Hi everyone .. this is my first post here ( just found this forum )
the following is about MS Access
if it is not a good choice please suggest another
but keep in mind that i will be making a cd-rom out of this
and i cannot have the client install sql server or something like that
i have a few thousand files with a few hundred words in each..
lets say 3000 files with 500 words in each ..
i need to be able to search for specific words ( with OR or AND )
and i also must be able to search for phrases.
no need for wildcards..
the way i have gone so far ( and it might be completely off ) is
i have made a table containing the filenames, a table with all different words, and a table that links the previous two, having links like
this approach has made the linking table to have around 1.5 million records ( 3000 files x 500 words )
the different words are 80.000
Question: How should i search this data ?
my way: I nest sql statements like this
select DISTINCT(filetable.file) where
wordtable.word ='1st word here' and filetable.file in ( select for second word where file in (select for third word ....))
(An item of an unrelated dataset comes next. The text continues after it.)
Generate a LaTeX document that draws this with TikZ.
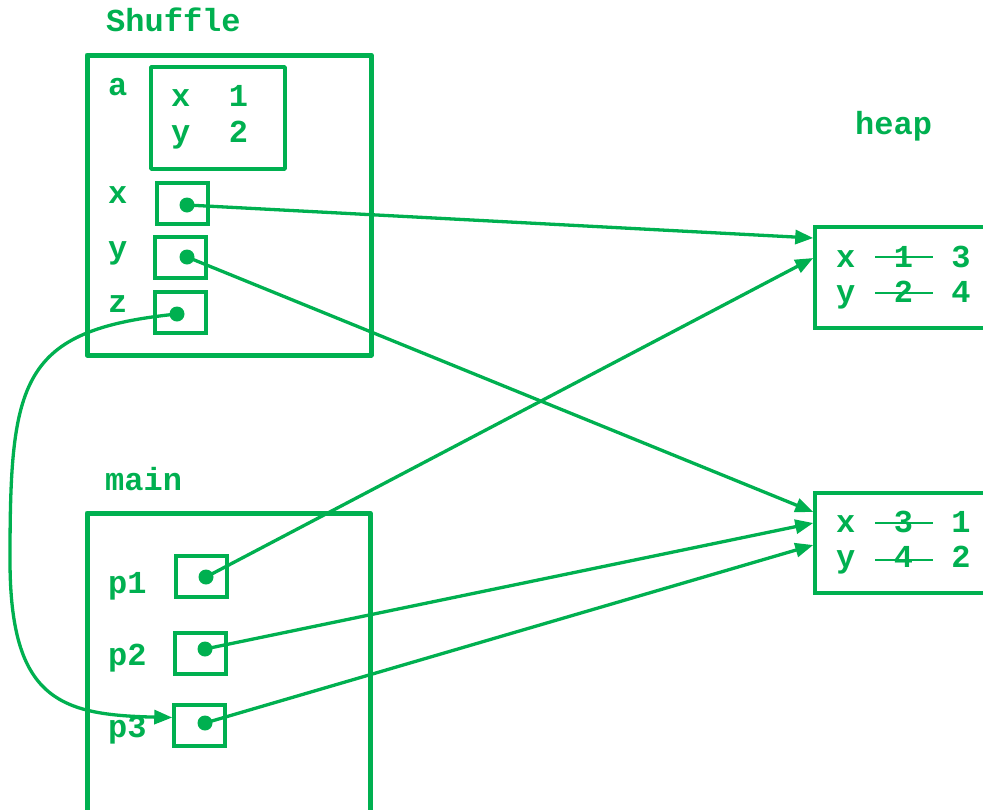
\documentclass[tikz,border=0pt]{standalone}
\usepackage{fontspec}
\setmainfont{Liberation Mono}
\usetikzlibrary{arrows.meta}
\definecolor{tracegreen}{HTML}{00B050}
\tikzset{
  txt/.style={inner sep=0, anchor=base west, text=tracegreen, font=\fontsize{32}{32}\selectfont\bfseries},
  frm/.style={draw=tracegreen, line width=5pt, line join=round},
  cell/.style={draw=tracegreen, line width=3.5pt, inner sep=0},
  ptr/.style={circle, fill=tracegreen, inner sep=0, minimum size=15pt},
  link/.style={draw=tracegreen, line width=3.3pt, -{Triangle[length=18pt,width=14pt]}}
}
\begin{document}
\begin{tikzpicture}[x=1pt,y=-1pt]
\useasboundingbox (0,0) rectangle (983,809);
% Shuffle frame
\node[txt] (lshuf) at (106,31){Shuffle};
\draw[frm] (87,55) rectangle (371,355);
\node[txt] (la) at (108,95){a};
\draw[frm, line width=3.5pt] (151,67) rectangle (285,169);
\node[txt] (ax) at (171,106){x\ \ 1};
\node[txt] (ay) at (171,142){y\ \ 2};
\node[txt] (lx) at (108,203){x};
\node[txt] (ly) at (108,258){y};
\node[txt] (lz) at (108,312){z};
\node[cell, minimum width=51pt, minimum height=41pt] (bx) at (182.5,203.5){};
\node[cell, minimum width=51pt, minimum height=41pt] (by) at (180.5,257.5){};
\node[cell, minimum width=51pt, minimum height=41pt] (bz) at (180.5,312.5){};
\node[ptr] (dx) at (187,205){};
\node[ptr] (dy) at (187,257){};
\node[ptr] (dz) at (177,314){};
% main frame
\node[txt] (lmain) at (105,490){main};
\draw[frm] (87,820) -- (87,513) -- (370,513) -- (370,820);
\node[txt] (lp1) at (108,593){p1};
\node[txt] (lp2) at (108,665){p2};
\node[txt] (lp3) at (108,737){p3};
\node[cell, minimum width=51pt, minimum height=41pt] (bp1) at (201.5,576.5){};
\node[cell, minimum width=51pt, minimum height=41pt] (bp2) at (200.5,653.5){};
\node[cell, minimum width=51pt, minimum height=41pt] (bp3) at (199.5,725.5){};
\node[ptr] (dp1) at (206,577){};
\node[ptr] (dp2) at (205,649){};
\node[ptr] (dp3) at (205,723){};
% heap
\node[txt] (lheap) at (855,134){heap};
\node[cell, minimum width=190pt, minimum height=101pt] (heapA) at (910,277.5){};
\node[txt] (hax) at (836,267){x\ \ 1\ \ 3};
\node[txt] (hay) at (836,302){y\ \ 2\ \ 4};
\draw[tracegreen, line width=2pt] (875,257) -- (933,257);
\draw[tracegreen, line width=2pt] (875,293) -- (933,293);
\node[cell, minimum width=190pt, minimum height=100pt] (heapB) at (910,543){};
\node[txt] (hbx) at (836,532){x\ \ 3\ \ 1};
\node[txt] (hby) at (836,567){y\ \ 4\ \ 2};
\draw[tracegreen, line width=2pt] (875,523) -- (933,523);
\draw[tracegreen, line width=2pt] (875,560) -- (933,560);
% pointers
\draw[link] (dx.center) -- ([yshift=39.5pt]heapA.west);
\draw[link] (dy.center) -- ([yshift=31pt]heapB.west);
\draw[link] (dp1.center) -- ([yshift=19.5pt]heapA.west);
\draw[link] (dp2.center) -- ([yshift=20pt]heapB.west);
\draw[link] (dp3.center) -- ([yshift=-2pt]heapB.west);
\draw[link] (dz.center) .. controls (20,330) and (10,380) .. (10,560)
  .. controls (10,700) and (60,715) .. ([yshift=8pt]bp3.west);
\end{tikzpicture}
\end{document}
it is slow, and i optimized it by arranging the search words by number of times found ( i made a table containing word counts), but still it is slow for more than 3 words ...
i also keep in the linking table the position in the file that the word is found ( integer position of word in file 1-500)
A bit of airware here, I think the search could be improved by converting the words to ascii in the tables and then converting the search phrase to ascii. I think the speed is a direct result of access doing the conversions under the covers.